*WORK REQUIRED*.
Select from the data all lines with the word "this".

*STORED ROWS*.
--- --- ---
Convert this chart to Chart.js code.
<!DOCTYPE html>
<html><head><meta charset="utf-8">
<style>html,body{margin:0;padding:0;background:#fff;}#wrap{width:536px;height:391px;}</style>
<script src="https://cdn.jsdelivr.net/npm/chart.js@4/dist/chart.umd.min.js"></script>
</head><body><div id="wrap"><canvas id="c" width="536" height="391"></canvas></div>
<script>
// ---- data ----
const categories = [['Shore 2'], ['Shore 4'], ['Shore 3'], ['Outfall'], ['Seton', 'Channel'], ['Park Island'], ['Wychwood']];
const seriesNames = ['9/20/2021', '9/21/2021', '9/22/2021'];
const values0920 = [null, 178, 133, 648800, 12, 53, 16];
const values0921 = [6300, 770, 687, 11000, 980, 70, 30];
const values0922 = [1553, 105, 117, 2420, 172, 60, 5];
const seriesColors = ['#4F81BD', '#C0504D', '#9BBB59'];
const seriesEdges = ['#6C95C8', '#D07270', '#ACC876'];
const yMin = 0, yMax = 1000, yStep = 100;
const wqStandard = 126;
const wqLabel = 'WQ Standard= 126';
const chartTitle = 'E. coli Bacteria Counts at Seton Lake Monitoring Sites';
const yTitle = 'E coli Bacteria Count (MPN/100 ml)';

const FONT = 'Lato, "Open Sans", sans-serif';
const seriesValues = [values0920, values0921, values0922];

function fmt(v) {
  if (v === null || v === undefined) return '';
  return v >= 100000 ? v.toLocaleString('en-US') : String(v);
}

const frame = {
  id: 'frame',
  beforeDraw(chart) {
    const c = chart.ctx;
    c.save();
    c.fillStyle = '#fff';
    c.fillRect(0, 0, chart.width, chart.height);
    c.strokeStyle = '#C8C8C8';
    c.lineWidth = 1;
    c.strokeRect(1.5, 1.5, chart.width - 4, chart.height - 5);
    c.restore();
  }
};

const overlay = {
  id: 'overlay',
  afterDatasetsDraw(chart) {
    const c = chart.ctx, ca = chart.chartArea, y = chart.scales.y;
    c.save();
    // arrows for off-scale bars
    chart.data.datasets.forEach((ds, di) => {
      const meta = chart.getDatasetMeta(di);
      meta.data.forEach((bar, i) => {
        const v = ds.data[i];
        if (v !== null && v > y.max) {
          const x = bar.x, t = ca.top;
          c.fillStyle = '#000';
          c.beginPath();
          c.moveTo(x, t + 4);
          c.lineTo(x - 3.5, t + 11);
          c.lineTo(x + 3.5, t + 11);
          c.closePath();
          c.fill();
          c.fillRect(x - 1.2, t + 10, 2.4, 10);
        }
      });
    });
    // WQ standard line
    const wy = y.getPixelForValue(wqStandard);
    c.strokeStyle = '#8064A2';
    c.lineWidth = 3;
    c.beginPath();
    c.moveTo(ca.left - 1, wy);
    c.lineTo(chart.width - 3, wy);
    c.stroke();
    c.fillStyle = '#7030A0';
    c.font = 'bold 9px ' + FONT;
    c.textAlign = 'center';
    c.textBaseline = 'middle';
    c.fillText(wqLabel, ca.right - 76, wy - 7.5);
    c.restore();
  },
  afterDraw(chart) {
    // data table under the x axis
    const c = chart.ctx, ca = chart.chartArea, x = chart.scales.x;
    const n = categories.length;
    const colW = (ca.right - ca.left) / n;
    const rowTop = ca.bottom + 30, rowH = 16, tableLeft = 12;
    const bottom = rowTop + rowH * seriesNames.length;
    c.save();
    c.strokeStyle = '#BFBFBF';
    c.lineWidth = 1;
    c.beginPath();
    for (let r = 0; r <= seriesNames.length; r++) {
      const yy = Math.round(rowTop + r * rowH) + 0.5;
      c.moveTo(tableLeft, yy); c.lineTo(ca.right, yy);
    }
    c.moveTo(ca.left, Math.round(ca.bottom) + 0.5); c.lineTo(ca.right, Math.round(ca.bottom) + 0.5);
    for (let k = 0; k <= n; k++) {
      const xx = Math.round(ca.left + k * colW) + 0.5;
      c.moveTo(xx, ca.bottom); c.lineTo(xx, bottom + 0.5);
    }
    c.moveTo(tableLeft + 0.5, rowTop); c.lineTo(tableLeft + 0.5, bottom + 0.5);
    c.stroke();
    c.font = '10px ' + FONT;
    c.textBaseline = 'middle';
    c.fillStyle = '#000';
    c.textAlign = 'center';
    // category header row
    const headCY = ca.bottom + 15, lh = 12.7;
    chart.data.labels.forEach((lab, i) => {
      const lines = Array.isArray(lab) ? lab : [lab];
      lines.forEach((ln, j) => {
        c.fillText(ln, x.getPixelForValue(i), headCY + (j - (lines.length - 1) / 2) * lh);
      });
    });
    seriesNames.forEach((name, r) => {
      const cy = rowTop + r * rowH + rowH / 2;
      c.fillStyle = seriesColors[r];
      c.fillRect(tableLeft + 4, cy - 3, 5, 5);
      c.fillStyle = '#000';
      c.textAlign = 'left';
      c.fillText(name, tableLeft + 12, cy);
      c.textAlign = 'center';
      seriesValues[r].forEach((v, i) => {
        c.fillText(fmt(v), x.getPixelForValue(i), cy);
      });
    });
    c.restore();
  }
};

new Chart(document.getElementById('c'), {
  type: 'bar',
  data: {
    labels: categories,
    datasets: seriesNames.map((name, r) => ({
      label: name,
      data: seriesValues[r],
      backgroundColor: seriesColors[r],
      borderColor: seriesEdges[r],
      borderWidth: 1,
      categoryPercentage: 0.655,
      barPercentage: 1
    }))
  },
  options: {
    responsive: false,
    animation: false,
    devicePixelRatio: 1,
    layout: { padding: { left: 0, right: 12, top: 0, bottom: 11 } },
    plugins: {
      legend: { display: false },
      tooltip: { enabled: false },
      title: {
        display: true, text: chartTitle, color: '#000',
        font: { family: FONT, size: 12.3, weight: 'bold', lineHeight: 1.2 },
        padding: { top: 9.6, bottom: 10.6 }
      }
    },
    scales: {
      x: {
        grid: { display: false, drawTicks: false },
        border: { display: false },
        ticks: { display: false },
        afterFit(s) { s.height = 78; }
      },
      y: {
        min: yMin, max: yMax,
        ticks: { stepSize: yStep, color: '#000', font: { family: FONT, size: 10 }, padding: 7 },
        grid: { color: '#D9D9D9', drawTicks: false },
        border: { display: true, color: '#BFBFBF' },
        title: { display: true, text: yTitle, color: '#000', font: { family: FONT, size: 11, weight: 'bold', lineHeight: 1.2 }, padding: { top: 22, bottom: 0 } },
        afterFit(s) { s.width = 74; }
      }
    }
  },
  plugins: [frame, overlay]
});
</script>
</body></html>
--- --- ---
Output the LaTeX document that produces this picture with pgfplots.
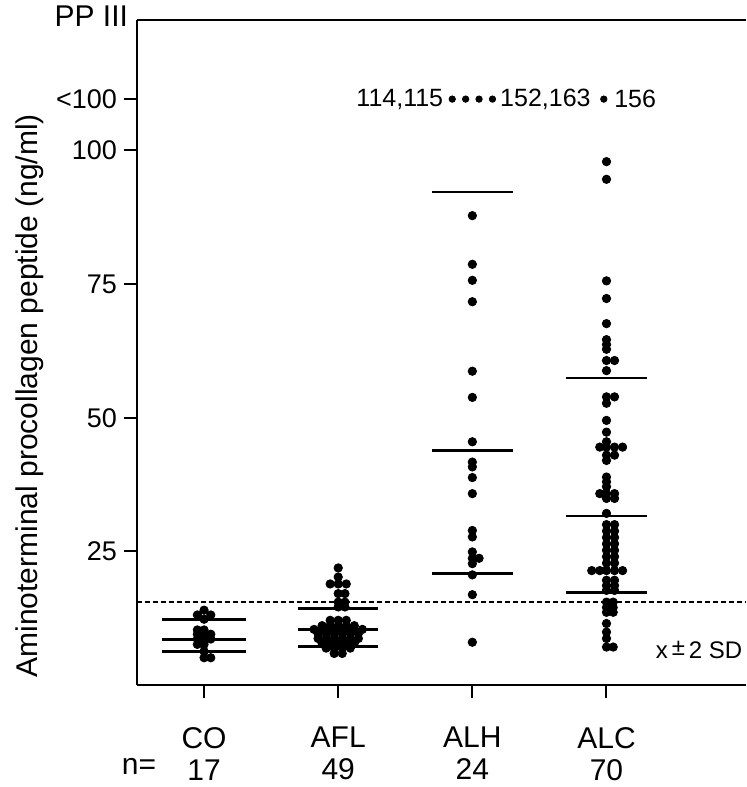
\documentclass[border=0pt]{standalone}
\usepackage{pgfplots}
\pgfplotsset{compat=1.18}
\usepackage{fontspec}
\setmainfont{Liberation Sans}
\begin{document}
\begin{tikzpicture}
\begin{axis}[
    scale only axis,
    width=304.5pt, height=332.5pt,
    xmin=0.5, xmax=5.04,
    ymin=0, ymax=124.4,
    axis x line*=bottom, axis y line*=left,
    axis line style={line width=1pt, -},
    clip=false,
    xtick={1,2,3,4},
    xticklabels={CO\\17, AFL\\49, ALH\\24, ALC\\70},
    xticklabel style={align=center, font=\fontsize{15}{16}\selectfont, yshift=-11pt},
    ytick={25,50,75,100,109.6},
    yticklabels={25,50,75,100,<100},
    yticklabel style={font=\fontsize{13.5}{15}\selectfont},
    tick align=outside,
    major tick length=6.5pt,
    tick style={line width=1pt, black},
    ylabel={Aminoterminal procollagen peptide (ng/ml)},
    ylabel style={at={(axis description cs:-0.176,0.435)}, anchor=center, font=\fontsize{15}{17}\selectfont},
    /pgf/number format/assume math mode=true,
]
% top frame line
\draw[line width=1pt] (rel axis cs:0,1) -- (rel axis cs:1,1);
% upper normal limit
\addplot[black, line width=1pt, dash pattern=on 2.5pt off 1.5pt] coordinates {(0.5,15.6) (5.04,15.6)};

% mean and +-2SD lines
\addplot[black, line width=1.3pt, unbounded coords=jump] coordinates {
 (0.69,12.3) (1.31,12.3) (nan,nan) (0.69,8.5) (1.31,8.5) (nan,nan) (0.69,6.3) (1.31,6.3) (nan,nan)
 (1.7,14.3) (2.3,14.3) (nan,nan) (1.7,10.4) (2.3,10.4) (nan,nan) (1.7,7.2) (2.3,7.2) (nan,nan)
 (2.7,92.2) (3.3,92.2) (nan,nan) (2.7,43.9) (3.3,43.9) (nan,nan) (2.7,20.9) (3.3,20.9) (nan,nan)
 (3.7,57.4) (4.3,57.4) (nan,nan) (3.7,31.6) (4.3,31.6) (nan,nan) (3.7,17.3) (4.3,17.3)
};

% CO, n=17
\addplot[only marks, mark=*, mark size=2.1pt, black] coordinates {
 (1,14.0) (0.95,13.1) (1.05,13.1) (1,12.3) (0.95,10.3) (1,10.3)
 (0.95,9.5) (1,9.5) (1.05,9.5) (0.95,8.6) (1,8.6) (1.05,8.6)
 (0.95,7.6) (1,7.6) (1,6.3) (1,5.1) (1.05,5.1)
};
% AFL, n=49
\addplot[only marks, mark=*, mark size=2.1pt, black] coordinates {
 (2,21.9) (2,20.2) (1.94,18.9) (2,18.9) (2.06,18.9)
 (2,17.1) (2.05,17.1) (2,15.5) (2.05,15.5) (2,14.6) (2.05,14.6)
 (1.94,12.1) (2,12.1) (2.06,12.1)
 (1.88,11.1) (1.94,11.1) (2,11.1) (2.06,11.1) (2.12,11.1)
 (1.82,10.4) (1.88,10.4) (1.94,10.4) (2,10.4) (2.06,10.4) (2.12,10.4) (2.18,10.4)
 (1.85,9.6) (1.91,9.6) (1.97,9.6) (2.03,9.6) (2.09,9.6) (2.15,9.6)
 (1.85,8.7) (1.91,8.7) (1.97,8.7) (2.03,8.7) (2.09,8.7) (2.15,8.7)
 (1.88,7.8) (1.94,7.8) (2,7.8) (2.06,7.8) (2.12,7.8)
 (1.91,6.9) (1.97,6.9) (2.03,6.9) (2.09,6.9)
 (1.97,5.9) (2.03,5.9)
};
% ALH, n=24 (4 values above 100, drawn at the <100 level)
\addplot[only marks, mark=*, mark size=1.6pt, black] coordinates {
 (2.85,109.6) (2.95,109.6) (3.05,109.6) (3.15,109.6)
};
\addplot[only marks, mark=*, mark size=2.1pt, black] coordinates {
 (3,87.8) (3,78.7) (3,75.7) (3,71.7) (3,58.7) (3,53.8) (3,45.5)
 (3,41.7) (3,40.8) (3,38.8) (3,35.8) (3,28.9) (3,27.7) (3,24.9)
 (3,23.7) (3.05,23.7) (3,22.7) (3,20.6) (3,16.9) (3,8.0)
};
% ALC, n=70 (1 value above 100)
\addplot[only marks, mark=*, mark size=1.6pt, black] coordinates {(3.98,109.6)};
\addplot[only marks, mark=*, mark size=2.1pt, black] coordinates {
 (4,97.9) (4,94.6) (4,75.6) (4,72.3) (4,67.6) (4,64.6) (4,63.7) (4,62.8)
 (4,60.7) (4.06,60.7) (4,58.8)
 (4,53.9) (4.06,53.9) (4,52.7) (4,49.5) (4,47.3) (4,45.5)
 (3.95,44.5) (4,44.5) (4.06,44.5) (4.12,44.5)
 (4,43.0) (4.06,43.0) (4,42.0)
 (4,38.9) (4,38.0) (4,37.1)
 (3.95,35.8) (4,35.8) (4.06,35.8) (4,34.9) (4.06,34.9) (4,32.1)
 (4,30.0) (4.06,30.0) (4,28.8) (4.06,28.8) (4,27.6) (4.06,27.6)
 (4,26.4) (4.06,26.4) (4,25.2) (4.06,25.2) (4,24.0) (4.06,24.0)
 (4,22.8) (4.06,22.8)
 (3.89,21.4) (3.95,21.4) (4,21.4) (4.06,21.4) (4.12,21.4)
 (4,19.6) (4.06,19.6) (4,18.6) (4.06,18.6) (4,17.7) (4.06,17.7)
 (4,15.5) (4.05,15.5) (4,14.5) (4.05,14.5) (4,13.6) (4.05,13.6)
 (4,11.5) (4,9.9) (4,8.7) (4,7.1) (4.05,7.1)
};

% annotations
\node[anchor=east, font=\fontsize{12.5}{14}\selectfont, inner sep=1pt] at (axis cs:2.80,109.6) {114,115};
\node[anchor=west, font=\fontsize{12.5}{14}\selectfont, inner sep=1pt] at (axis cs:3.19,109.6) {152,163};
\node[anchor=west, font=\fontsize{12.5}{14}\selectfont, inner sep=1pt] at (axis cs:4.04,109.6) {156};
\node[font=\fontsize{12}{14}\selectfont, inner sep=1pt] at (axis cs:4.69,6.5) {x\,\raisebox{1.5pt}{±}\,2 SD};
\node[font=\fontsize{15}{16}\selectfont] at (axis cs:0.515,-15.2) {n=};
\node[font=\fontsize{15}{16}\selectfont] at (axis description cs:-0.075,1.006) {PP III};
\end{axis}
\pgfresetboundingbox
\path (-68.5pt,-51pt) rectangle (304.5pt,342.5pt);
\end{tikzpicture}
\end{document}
--- --- ---
*FINISHED ANSWER*.
Convert this chart to Chart.js code.
Output the LaTeX document that produces this picture with pgfplots.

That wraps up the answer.